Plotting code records

# # #

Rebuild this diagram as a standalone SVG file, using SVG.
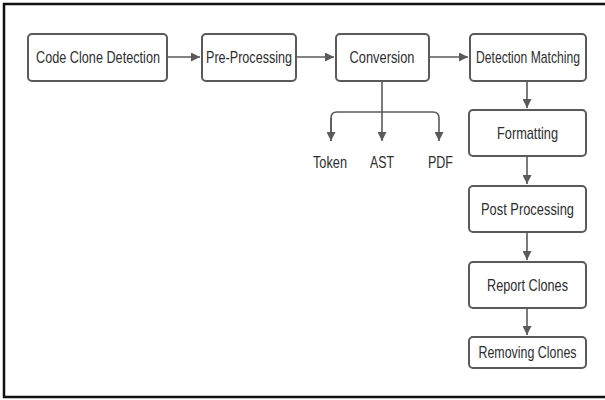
<svg xmlns="http://www.w3.org/2000/svg" width="605" height="400" viewBox="0 0 605 400">
<defs>
<style>
.box{fill:#fff;stroke:#5a5a5a;stroke-width:2}
.lbl{font-family:"Liberation Sans",Arial,sans-serif;font-size:17px;fill:#2e2e2e;text-anchor:middle}
.sub{font-family:"Liberation Sans",Arial,sans-serif;font-size:16.5px;fill:#2e2e2e;text-anchor:middle}
.con{fill:none;stroke:#5a5a5a;stroke-width:1.6}
</style>
<marker id="ah" viewBox="0 0 10 10" refX="10" refY="5" markerWidth="9" markerHeight="9" markerUnits="userSpaceOnUse" orient="auto">
<path d="M0,0 L10,5 L0,10 Z" fill="#5a5a5a"/>
</marker>
</defs>
<rect x="0" y="0" width="605" height="400" fill="#fff"/>
<rect x="4" y="4" width="640" height="393" fill="none" stroke="#111" stroke-width="2.5"/>
<g id="connectors">
<path class="con" d="M167,57 H200" marker-end="url(#ah)"/>
<path class="con" d="M296,57 H334" marker-end="url(#ah)"/>
<path class="con" d="M429,57 H468" marker-end="url(#ah)"/>
<path class="con" d="M527,81 V108" marker-end="url(#ah)"/>
<path class="con" d="M527,156 V184" marker-end="url(#ah)"/>
<path class="con" d="M527,232 V260" marker-end="url(#ah)"/>
<path class="con" d="M527,308 V335" marker-end="url(#ah)"/>
<path class="con" d="M382,81 V112"/>
<path class="con" d="M331,141 V118 Q331,112 337,112 H433 Q439,112 439,118 V141" marker-end="url(#ah)"/>
<path class="con" d="M331,118 V141" marker-end="url(#ah)"/>
<path class="con" d="M382,112 V141" marker-end="url(#ah)"/>
</g>
<g id="n-code"><rect class="box" x="28" y="34" width="139" height="47" rx="4"/><text class="lbl" x="98" y="63" textLength="124" lengthAdjust="spacingAndGlyphs">Code Clone Detection</text></g>
<g id="n-pre"><rect class="box" x="202" y="34" width="94" height="47" rx="4"/><text class="lbl" x="249" y="63" textLength="86" lengthAdjust="spacingAndGlyphs">Pre-Processing</text></g>
<g id="n-conv"><rect class="box" x="336" y="34" width="93" height="47" rx="4"/><text class="lbl" x="382" y="63" textLength="65" lengthAdjust="spacingAndGlyphs">Conversion</text></g>
<g id="n-det"><rect class="box" x="470" y="34" width="116" height="47" rx="4"/><text class="lbl" x="528" y="63" textLength="104" lengthAdjust="spacingAndGlyphs">Detection Matching</text></g>
<g id="n-fmt"><rect class="box" x="469" y="110" width="117" height="46" rx="4"/><text class="lbl" x="527.5" y="139" textLength="61" lengthAdjust="spacingAndGlyphs">Formatting</text></g>
<g id="n-post"><rect class="box" x="469" y="186" width="117" height="46" rx="4"/><text class="lbl" x="527.5" y="215" textLength="93" lengthAdjust="spacingAndGlyphs">Post Processing</text></g>
<g id="n-report"><rect class="box" x="469" y="262" width="117" height="46" rx="4"/><text class="lbl" x="527.5" y="291" textLength="81" lengthAdjust="spacingAndGlyphs">Report Clones</text></g>
<g id="n-remove"><rect class="box" x="469" y="337" width="117" height="31" rx="4"/><text class="lbl" x="527.5" y="358" textLength="98" lengthAdjust="spacingAndGlyphs">Removing Clones</text></g>
<g id="n-token"><text class="sub" x="330" y="168" textLength="34" lengthAdjust="spacingAndGlyphs">Token</text></g>
<g id="n-ast"><text class="sub" x="382" y="168" textLength="24" lengthAdjust="spacingAndGlyphs">AST</text></g>
<g id="n-pdf"><text class="sub" x="440.5" y="168" textLength="25" lengthAdjust="spacingAndGlyphs">PDF</text></g>
</svg>
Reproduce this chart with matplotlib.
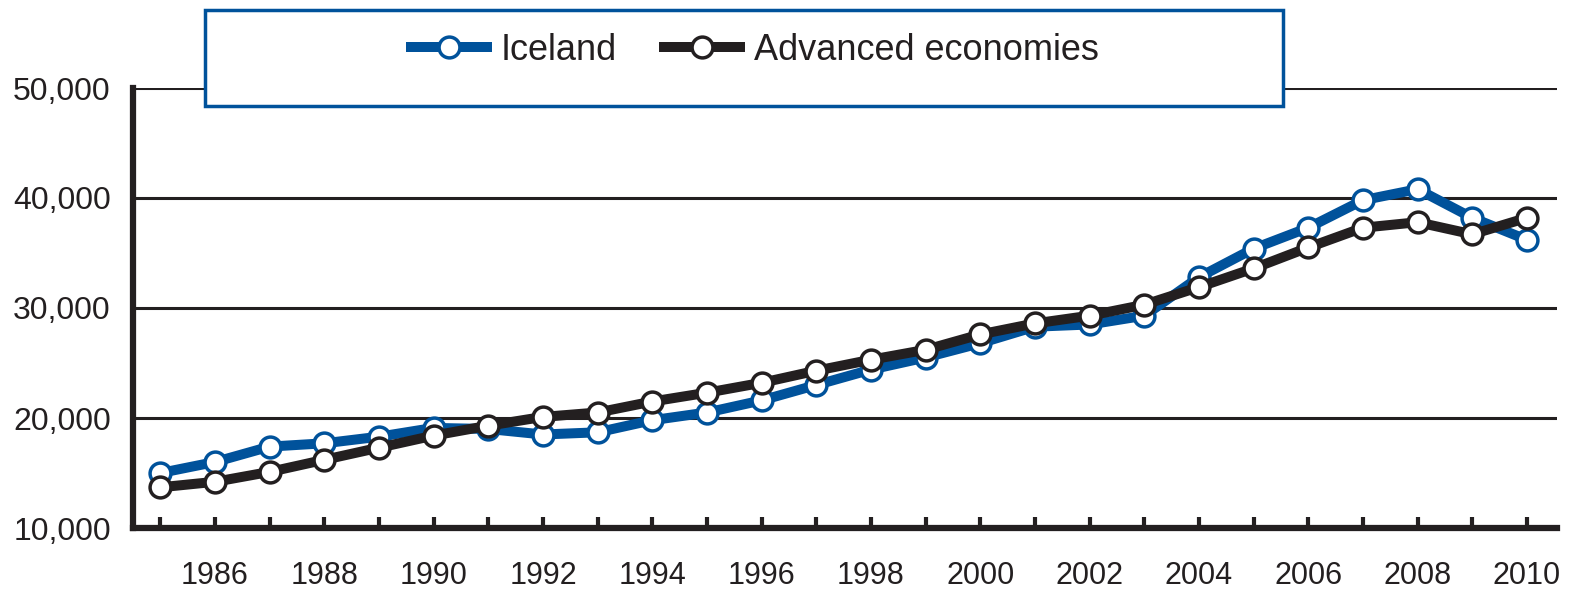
import matplotlib
matplotlib.use("Agg")
import matplotlib.pyplot as plt
from matplotlib.patches import Rectangle

# GDP per capita, Iceland vs advanced economies
years = list(range(1985, 2011))
iceland = [15000, 16000, 17400, 17700, 18300, 19100, 19000, 18500, 18700, 19800,
           20500, 21600, 23000, 24400, 25500, 26800, 28300, 28500, 29300, 32800,
           35400, 37300, 39800, 40800, 38200, 36200]
advanced = [13700, 14200, 15100, 16200, 17300, 18400, 19300, 20100, 20500, 21500,
            22300, 23200, 24300, 25300, 26200, 27600, 28600, 29300, 30300, 31900,
            33600, 35500, 37300, 37800, 36700, 38200]
yticks = [10000, 20000, 30000, 40000, 50000]

BLUE = "#00529b"
DARK = "#231f20"
plt.rcParams['font.family'] = ['Liberation Sans', 'DejaVu Sans']

fig = plt.figure(figsize=(15.7, 5.98), dpi=100)
ax = fig.add_axes([133/1570, 70/598, 1424/1570, 440/598])

ax.plot(years, iceland, color=BLUE, lw=7.2, marker='o', ms=15, mfc='white',
        mec=BLUE, mew=2.5, label='Iceland', zorder=3)
ax.plot(years, advanced, color=DARK, lw=7.2, marker='o', ms=15, mfc='white',
        mec=DARK, mew=2.5, label='Advanced economies', zorder=4)

ax.set_xlim(1984.5, 2010.55)
ax.set_ylim(10000, 50000)
ax.set_yticks(yticks)
ax.set_yticklabels([f"{v:,}" for v in yticks])
ax.set_xticks(years)
ax.set_xticklabels([str(y) if y % 2 == 0 else '' for y in years])

ax.grid(axis='y', color=DARK, lw=2.2, zorder=1)
ax.set_axisbelow(True)
for s in ['top', 'right']:
    ax.spines[s].set_visible(False)
for s in ['left', 'bottom']:
    ax.spines[s].set_color(DARK)
    ax.spines[s].set_linewidth(4.5)
    ax.spines[s].set_zorder(5)
ax.tick_params(axis='x', direction='in', length=8, width=3, color=DARK,
               labelsize=22, labelcolor=DARK, pad=24)
ax.tick_params(axis='y', length=0, labelsize=23, labelcolor=DARK, pad=16)

# legend box sits on top of the 50,000 line
fig.patches.append(Rectangle((205/1570, 492/598), 1078/1570, 96/598,
                             transform=fig.transFigure, facecolor='white',
                             edgecolor=BLUE, lw=2.5, zorder=2))
h, l = ax.get_legend_handles_labels()
fig.legend(h, l, loc='center', bbox_to_anchor=(755/1570, 548/598), ncol=2,
           frameon=False, fontsize=26, labelcolor=DARK, handlelength=2.1,
           handletextpad=0.4, columnspacing=1.3)

fig.savefig("out.png", dpi=100)
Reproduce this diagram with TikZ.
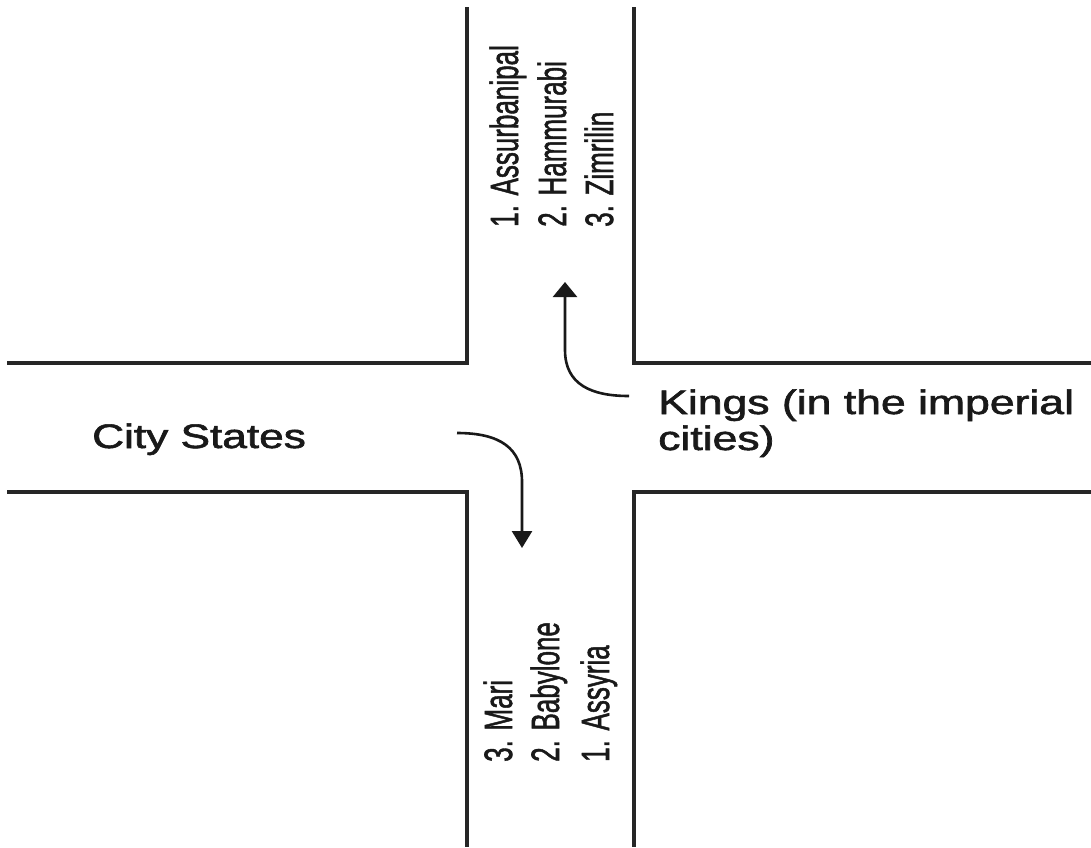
\documentclass[tikz,border=0pt]{standalone}
\usepackage{fontspec}
\setmainfont{Liberation Sans}
\newfontfamily\heavysans[FakeBold=1.6]{Liberation Sans}
\usetikzlibrary{arrows.meta}
\begin{document}
\begin{tikzpicture}[x=1pt,y=-1pt,
  wall/.style={line width=3.2pt, draw=black!85, line join=miter},
  flow/.style={line width=2.6pt, draw=black!90},
  uptip/.style={-{Triangle[width=24pt,length=15pt]}},
  downtip/.style={-{Triangle[width=20pt,length=17pt]}},
  roadtext/.style={inner sep=0pt, anchor=base west, text=black!90, font=\heavysans\fontsize{34}{36}\selectfont},
  streettext/.style={inner sep=0pt, anchor=base west, rotate=90, text=black!90, font=\heavysans\fontsize{26}{30}\selectfont}]
\fill[white] (0,0) rectangle (1091,847);
\useasboundingbox (0,0) rectangle (1091,847);

% the four blocks around the crossing
\draw[wall] (467,7) -- (467,363) -- (7,363);
\draw[wall] (634,7) -- (634,363) -- (1091,363);
\draw[wall] (7,492) -- (467,492) -- (467,847);
\draw[wall] (1091,492) -- (634,492) -- (634,847);

% horizontal street labels
\node[roadtext] (city) at (92,448) {\scalebox{1.3}[1]{City States}};
\node[roadtext] (kings1) at (658,414) {\scalebox{1.31}[1]{Kings (in the imperial}};
\node[roadtext] (kings2) at (658,450) {\scalebox{1.31}[1]{cities)}};

% upper street: kings
\node[streettext] (k1) at (518,227) {\scalebox{1}[1.52]{1. Assurbanipal}};
\node[streettext] (k2) at (566,227) {\scalebox{1}[1.52]{2. Hammurabi}};
\node[streettext] (k3) at (613,227) {\scalebox{1}[1.52]{3. Zimrilin}};

% lower street: city states
\node[streettext] (c3) at (512,762) {\scalebox{1}[1.52]{3. Mari}};
\node[streettext] (c2) at (559,762) {\scalebox{1}[1.52]{2. Babylone}};
\node[streettext] (c1) at (609,762) {\scalebox{1}[1.52]{1. Assyria}};

% turning arrows
\coordinate (kingsTail) at (629,396);
\coordinate (kingsTip) at (565,282);
\draw[flow, uptip] (kingsTail) .. controls (592,396) and (565,385) .. (565,350) -- (kingsTip);

\coordinate (cityTail) at (457,433);
\coordinate (cityTip) at (522,548);
\draw[flow, downtip] (cityTail) .. controls (500,433) and (522,448) .. (522,482) -- (cityTip);
\end{tikzpicture}
\end{document}
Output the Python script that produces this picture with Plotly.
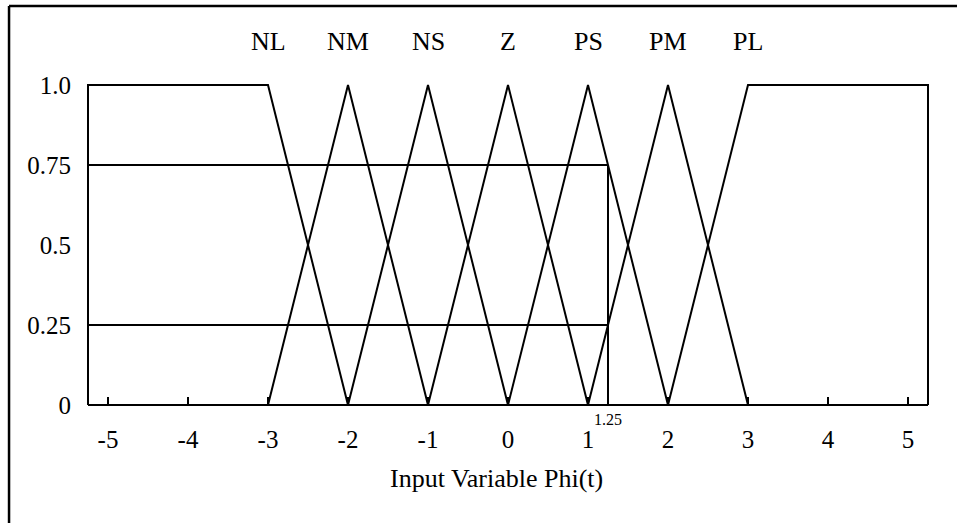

# # #

From the entries above, copy exactly the lines starting at the one with "Reproduce this chart with matplotlib." and stopping at the one with "ax.set_xticklabels([str(y) if y", keeping both ends. Drop the pictures.

Reproduce this chart with matplotlib.
import matplotlib
matplotlib.use("Agg")
import matplotlib.pyplot as plt
from matplotlib.patches import Rectangle

# GDP per capita, Iceland vs advanced economies
years = list(range(1985, 2011))
iceland = [15000, 16000, 17400, 17700, 18300, 19100, 19000, 18500, 18700, 19800,
           20500, 21600, 23000, 24400, 25500, 26800, 28300, 28500, 29300, 32800,
           35400, 37300, 39800, 40800, 38200, 36200]
advanced = [13700, 14200, 15100, 16200, 17300, 18400, 19300, 20100, 20500, 21500,
            22300, 23200, 24300, 25300, 26200, 27600, 28600, 29300, 30300, 31900,
            33600, 35500, 37300, 37800, 36700, 38200]
yticks = [10000, 20000, 30000, 40000, 50000]

BLUE = "#00529b"
DARK = "#231f20"
plt.rcParams['font.family'] = ['Liberation Sans', 'DejaVu Sans']

fig = plt.figure(figsize=(15.7, 5.98), dpi=100)
ax = fig.add_axes([133/1570, 70/598, 1424/1570, 440/598])

ax.plot(years, iceland, color=BLUE, lw=7.2, marker='o', ms=15, mfc='white',
        mec=BLUE, mew=2.5, label='Iceland', zorder=3)
ax.plot(years, advanced, color=DARK, lw=7.2, marker='o', ms=15, mfc='white',
        mec=DARK, mew=2.5, label='Advanced economies', zorder=4)

ax.set_xlim(1984.5, 2010.55)
ax.set_ylim(10000, 50000)
ax.set_yticks(yticks)
ax.set_yticklabels([f"{v:,}" for v in yticks])
ax.set_xticks(years)
ax.set_xticklabels([str(y) if y % 2 == 0 else '' for y in years])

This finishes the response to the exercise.